• Provided material:
···

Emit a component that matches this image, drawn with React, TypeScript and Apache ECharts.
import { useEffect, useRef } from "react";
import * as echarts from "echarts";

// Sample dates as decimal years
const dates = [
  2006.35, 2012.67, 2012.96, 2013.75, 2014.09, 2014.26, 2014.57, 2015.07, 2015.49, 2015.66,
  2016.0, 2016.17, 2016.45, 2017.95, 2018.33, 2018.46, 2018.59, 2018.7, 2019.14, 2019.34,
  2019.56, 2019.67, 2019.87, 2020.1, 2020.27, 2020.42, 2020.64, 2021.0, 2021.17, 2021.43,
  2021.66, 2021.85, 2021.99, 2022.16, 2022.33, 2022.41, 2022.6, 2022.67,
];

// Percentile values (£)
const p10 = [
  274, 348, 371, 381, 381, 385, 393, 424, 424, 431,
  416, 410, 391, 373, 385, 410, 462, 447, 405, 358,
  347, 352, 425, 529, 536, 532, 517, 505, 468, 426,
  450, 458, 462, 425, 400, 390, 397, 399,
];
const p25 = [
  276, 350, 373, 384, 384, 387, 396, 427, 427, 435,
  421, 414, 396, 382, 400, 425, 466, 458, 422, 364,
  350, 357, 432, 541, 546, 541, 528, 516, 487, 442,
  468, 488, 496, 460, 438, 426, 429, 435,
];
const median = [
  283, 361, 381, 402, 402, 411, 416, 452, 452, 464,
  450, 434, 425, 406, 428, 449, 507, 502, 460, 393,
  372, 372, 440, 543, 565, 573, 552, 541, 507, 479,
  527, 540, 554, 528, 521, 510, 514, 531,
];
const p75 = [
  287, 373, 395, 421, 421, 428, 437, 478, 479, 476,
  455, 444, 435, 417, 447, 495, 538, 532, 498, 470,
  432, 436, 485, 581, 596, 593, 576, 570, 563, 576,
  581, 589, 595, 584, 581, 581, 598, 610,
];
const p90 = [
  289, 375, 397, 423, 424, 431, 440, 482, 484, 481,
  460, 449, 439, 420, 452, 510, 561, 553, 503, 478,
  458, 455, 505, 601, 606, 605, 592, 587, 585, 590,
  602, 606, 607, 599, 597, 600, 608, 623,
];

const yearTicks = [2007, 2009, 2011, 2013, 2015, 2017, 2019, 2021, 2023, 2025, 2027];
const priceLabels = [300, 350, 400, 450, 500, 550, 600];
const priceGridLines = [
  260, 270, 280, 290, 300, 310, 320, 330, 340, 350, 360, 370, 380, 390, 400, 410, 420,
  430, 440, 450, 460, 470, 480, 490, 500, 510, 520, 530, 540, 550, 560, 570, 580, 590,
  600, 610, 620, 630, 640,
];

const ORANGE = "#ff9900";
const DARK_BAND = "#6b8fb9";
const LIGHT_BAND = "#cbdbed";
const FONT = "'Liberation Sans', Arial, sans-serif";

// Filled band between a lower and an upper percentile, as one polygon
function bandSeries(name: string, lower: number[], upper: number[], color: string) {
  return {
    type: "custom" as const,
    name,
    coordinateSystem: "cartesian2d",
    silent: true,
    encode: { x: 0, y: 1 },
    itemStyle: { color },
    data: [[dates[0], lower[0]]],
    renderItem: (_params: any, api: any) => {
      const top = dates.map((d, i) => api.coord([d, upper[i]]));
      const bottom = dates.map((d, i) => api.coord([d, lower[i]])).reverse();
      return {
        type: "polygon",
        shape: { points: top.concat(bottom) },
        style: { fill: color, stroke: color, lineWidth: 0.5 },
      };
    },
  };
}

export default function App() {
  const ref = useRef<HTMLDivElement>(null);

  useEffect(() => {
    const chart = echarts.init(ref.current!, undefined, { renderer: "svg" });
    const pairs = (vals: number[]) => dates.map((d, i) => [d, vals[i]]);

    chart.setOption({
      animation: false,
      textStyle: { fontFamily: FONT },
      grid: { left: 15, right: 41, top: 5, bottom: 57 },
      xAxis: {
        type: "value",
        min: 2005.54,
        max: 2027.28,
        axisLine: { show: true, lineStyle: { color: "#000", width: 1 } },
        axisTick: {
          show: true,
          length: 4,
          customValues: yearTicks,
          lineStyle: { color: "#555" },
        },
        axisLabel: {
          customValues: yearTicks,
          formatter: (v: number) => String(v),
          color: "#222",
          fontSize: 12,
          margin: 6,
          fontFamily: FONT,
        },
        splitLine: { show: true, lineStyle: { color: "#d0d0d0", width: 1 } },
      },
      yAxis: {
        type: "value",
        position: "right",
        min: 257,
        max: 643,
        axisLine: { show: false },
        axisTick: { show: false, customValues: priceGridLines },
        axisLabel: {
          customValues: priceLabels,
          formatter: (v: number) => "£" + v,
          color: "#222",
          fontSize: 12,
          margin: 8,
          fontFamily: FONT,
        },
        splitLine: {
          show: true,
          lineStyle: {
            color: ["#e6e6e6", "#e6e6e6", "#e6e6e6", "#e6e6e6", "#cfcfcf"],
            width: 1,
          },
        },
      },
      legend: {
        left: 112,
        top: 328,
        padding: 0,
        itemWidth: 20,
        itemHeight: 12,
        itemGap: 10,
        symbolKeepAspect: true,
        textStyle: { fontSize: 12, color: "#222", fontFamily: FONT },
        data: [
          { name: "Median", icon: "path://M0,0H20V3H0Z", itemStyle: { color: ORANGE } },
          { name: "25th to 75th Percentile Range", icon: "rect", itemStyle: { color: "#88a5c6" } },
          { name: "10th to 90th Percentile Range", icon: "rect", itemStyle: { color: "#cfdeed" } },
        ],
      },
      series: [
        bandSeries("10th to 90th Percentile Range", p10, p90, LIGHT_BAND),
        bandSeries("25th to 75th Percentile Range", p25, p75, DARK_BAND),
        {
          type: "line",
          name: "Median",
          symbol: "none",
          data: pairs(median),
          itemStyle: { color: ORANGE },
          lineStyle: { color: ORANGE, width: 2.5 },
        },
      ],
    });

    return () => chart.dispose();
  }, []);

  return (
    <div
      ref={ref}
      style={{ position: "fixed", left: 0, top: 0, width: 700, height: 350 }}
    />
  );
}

···

• What you are asked to do:
Write out every line of the material again, exactly as it reads.

• The response:
Emit a component that matches this image, drawn with React, TypeScript and Apache ECharts.
import { useEffect, useRef } from "react";
import * as echarts from "echarts";

// Sample dates as decimal years
const dates = [
  2006.35, 2012.67, 2012.96, 2013.75, 2014.09, 2014.26, 2014.57, 2015.07, 2015.49, 2015.66,
  2016.0, 2016.17, 2016.45, 2017.95, 2018.33, 2018.46, 2018.59, 2018.7, 2019.14, 2019.34,
  2019.56, 2019.67, 2019.87, 2020.1, 2020.27, 2020.42, 2020.64, 2021.0, 2021.17, 2021.43,
  2021.66, 2021.85, 2021.99, 2022.16, 2022.33, 2022.41, 2022.6, 2022.67,
];

// Percentile values (£)
const p10 = [
  274, 348, 371, 381, 381, 385, 393, 424, 424, 431,
  416, 410, 391, 373, 385, 410, 462, 447, 405, 358,
  347, 352, 425, 529, 536, 532, 517, 505, 468, 426,
  450, 458, 462, 425, 400, 390, 397, 399,
];
const p25 = [
  276, 350, 373, 384, 384, 387, 396, 427, 427, 435,
  421, 414, 396, 382, 400, 425, 466, 458, 422, 364,
  350, 357, 432, 541, 546, 541, 528, 516, 487, 442,
  468, 488, 496, 460, 438, 426, 429, 435,
];
const median = [
  283, 361, 381, 402, 402, 411, 416, 452, 452, 464,
  450, 434, 425, 406, 428, 449, 507, 502, 460, 393,
  372, 372, 440, 543, 565, 573, 552, 541, 507, 479,
  527, 540, 554, 528, 521, 510, 514, 531,
];
const p75 = [
  287, 373, 395, 421, 421, 428, 437, 478, 479, 476,
  455, 444, 435, 417, 447, 495, 538, 532, 498, 470,
  432, 436, 485, 581, 596, 593, 576, 570, 563, 576,
  581, 589, 595, 584, 581, 581, 598, 610,
];
const p90 = [
  289, 375, 397, 423, 424, 431, 440, 482, 484, 481,
  460, 449, 439, 420, 452, 510, 561, 553, 503, 478,
  458, 455, 505, 601, 606, 605, 592, 587, 585, 590,
  602, 606, 607, 599, 597, 600, 608, 623,
];

const yearTicks = [2007, 2009, 2011, 2013, 2015, 2017, 2019, 2021, 2023, 2025, 2027];
const priceLabels = [300, 350, 400, 450, 500, 550, 600];
const priceGridLines = [
  260, 270, 280, 290, 300, 310, 320, 330, 340, 350, 360, 370, 380, 390, 400, 410, 420,
  430, 440, 450, 460, 470, 480, 490, 500, 510, 520, 530, 540, 550, 560, 570, 580, 590,
  600, 610, 620, 630, 640,
];

const ORANGE = "#ff9900";
const DARK_BAND = "#6b8fb9";
const LIGHT_BAND = "#cbdbed";
const FONT = "'Liberation Sans', Arial, sans-serif";

// Filled band between a lower and an upper percentile, as one polygon
function bandSeries(name: string, lower: number[], upper: number[], color: string) {
  return {
    type: "custom" as const,
    name,
    coordinateSystem: "cartesian2d",
    silent: true,
    encode: { x: 0, y: 1 },
    itemStyle: { color },
    data: [[dates[0], lower[0]]],
    renderItem: (_params: any, api: any) => {
      const top = dates.map((d, i) => api.coord([d, upper[i]]));
      const bottom = dates.map((d, i) => api.coord([d, lower[i]])).reverse();
      return {
        type: "polygon",
        shape: { points: top.concat(bottom) },
        style: { fill: color, stroke: color, lineWidth: 0.5 },
      };
    },
  };
}

export default function App() {
  const ref = useRef<HTMLDivElement>(null);

  useEffect(() => {
    const chart = echarts.init(ref.current!, undefined, { renderer: "svg" });
    const pairs = (vals: number[]) => dates.map((d, i) => [d, vals[i]]);

    chart.setOption({
      animation: false,
      textStyle: { fontFamily: FONT },
      grid: { left: 15, right: 41, top: 5, bottom: 57 },
      xAxis: {
        type: "value",
        min: 2005.54,
        max: 2027.28,
        axisLine: { show: true, lineStyle: { color: "#000", width: 1 } },
        axisTick: {
          show: true,
          length: 4,
          customValues: yearTicks,
          lineStyle: { color: "#555" },
        },
        axisLabel: {
          customValues: yearTicks,
          formatter: (v: number) => String(v),
          color: "#222",
          fontSize: 12,
          margin: 6,
          fontFamily: FONT,
        },
        splitLine: { show: true, lineStyle: { color: "#d0d0d0", width: 1 } },
      },
      yAxis: {
        type: "value",
        position: "right",
        min: 257,
        max: 643,
        axisLine: { show: false },
        axisTick: { show: false, customValues: priceGridLines },
        axisLabel: {
          customValues: priceLabels,
          formatter: (v: number) => "£" + v,
          color: "#222",
          fontSize: 12,
          margin: 8,
          fontFamily: FONT,
        },
        splitLine: {
          show: true,
          lineStyle: {
            color: ["#e6e6e6", "#e6e6e6", "#e6e6e6", "#e6e6e6", "#cfcfcf"],
            width: 1,
          },
        },
      },
      legend: {
        left: 112,
        top: 328,
        padding: 0,
        itemWidth: 20,
        itemHeight: 12,
        itemGap: 10,
        symbolKeepAspect: true,
        textStyle: { fontSize: 12, color: "#222", fontFamily: FONT },
        data: [
          { name: "Median", icon: "path://M0,0H20V3H0Z", itemStyle: { color: ORANGE } },
          { name: "25th to 75th Percentile Range", icon: "rect", itemStyle: { color: "#88a5c6" } },
          { name: "10th to 90th Percentile Range", icon: "rect", itemStyle: { color: "#cfdeed" } },
        ],
      },
      series: [
        bandSeries("10th to 90th Percentile Range", p10, p90, LIGHT_BAND),
        bandSeries("25th to 75th Percentile Range", p25, p75, DARK_BAND),
        {
          type: "line",
          name: "Median",
          symbol: "none",
          data: pairs(median),
          itemStyle: { color: ORANGE },
          lineStyle: { color: ORANGE, width: 2.5 },
        },
      ],
    });

    return () => chart.dispose();
  }, []);

  return (
    <div
      ref={ref}
      style={{ position: "fixed", left: 0, top: 0, width: 700, height: 350 }}
    />
  );
}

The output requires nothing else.